Needlestick injuries cost the NHS over £4m between 2012 and 2017. You may be wondering, what even is that? It is, something entirely avoidable.
According to NHS Resolution, 1,833 incident claims for needlestick injuries were received between 2012 and 2017. Of these, the 1,213 successful claims cost the NHS £4.1m.
The figure is probably higher than this, as hundreds of claims still remain open, and it is widely speculated that many needlestick injuries go unreported.
What is it? A needlestick injury or ‘sharps’ injury is an incident, which causes a needle, blade (such as scalpel) or other medical instruments to penetrate the skin.
The main risk from a sharps injury is the potential exposure to infections and diseases.

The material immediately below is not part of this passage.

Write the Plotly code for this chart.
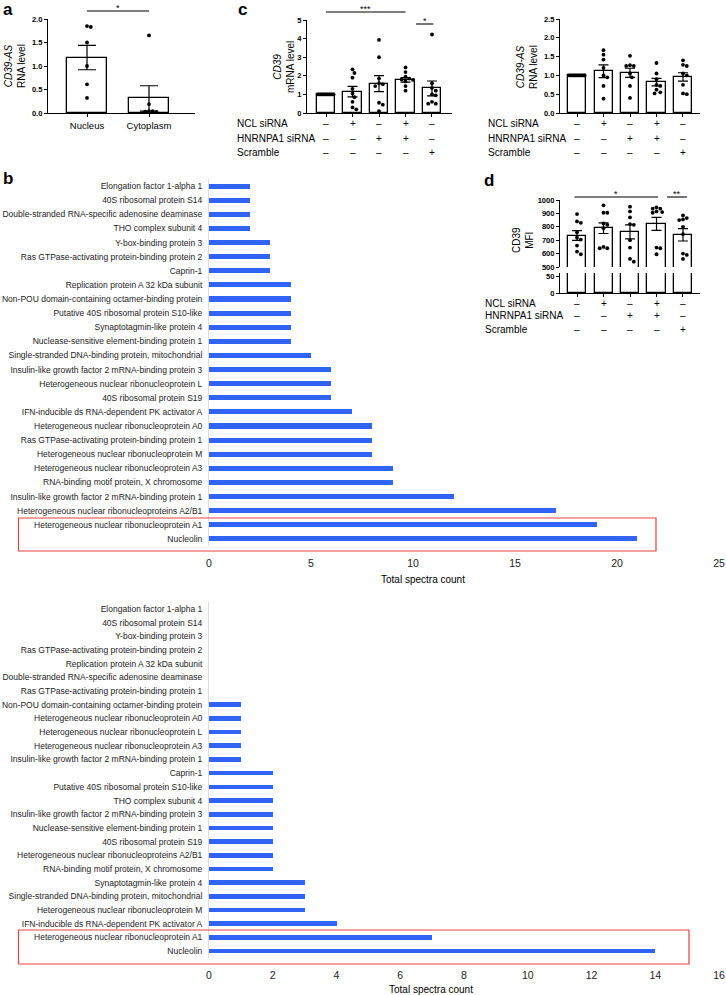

This can occur when the injury involves a ‘sharp’ that is contaminated with blood or a bodily fluid from a patient.
These injuries cause stress and fear, as medical professionals must wait sometimes several months before the results of potential transmission of blood-borne viruses (BBV) show up.
These blood-borne viruses can be very serious, and some of the most concerning are; Hepatitis B (HBV), Hepatitis C (HCV) and Human immunodeficiency virus (HIV).
At risk are employees and others working in health and social care, those who directly handle sharps, but also those who may inadvertently be put at risk when needles are not stored or disposed of correctly.
The resolution?
Safe-T is a device that could potentially eradicate needlestick injuries. The globally patented device features a spring and this enables a needle to be automatically retracted once it is injected into the patient, meaning it is never seen again after injection.
Russell Maudsley, a former chemist and founder of Safe-T, spoke to The Manufacturer about the innovative device.
He said: “With Safe-T, you never take the needle out of the patient. It automatically retracts from the injection site and it is then locked into our device. That is the key.”
Needlestick injuries incur devastating costs; emotional, compensational, and potentially life-changing.
He continues: “Every time you have a needlestick injury you need to be assessed and analysed medically, to find out whether you have contracted anything.
“The problem is, you inject the needle into the patient, and why do you do that? Because you don’t know what the patient might have.”
He explains the needle is then withdrawn and often covered with a plastic case, which he say is “not safe – this is why there is at least 100,000 needlestick injuries a year.”
If a needle is covered with only plastic – which is common practice – after it is taken out of a patient, and a nurses thumb for example slips and gets pricked by it, the nurse could’ve contracted a virus the patient may have.
Bringing back production to the UK
Maudsley is beginning production in the UK in the first quarter of 2019, having previously manufactured in China, and plans to produce tens of millions of devices in the coming years.
After scraping all devices that have already been produced in China, he is bringing back his production to Shropshire, as the need for quality control on a device with such serious consequences means he needs a one in a million fail rate.
He explained: “The reason I have brought everything back from China, is when you construct this device, you need a spring as this enables the retraction. I need to automate the assembly and this Chinese company would not do that.
“We had to analyse them in the UK and some of them are not fit for purpose and, I can’t do that.”
He concluded: “Each one needs and will be photographed digitally, so we have then traceability records of every single one.”
He explains that the NHS and many global health services have expressed interest in the potentially life-saving device.
This is a tool that could prevent something on the surface quite harmless. It is only when the potential problems of needlestick injuries are highlighted that it becomes a clearly very serious issue, which could, with Safe-T be potentially eliminated.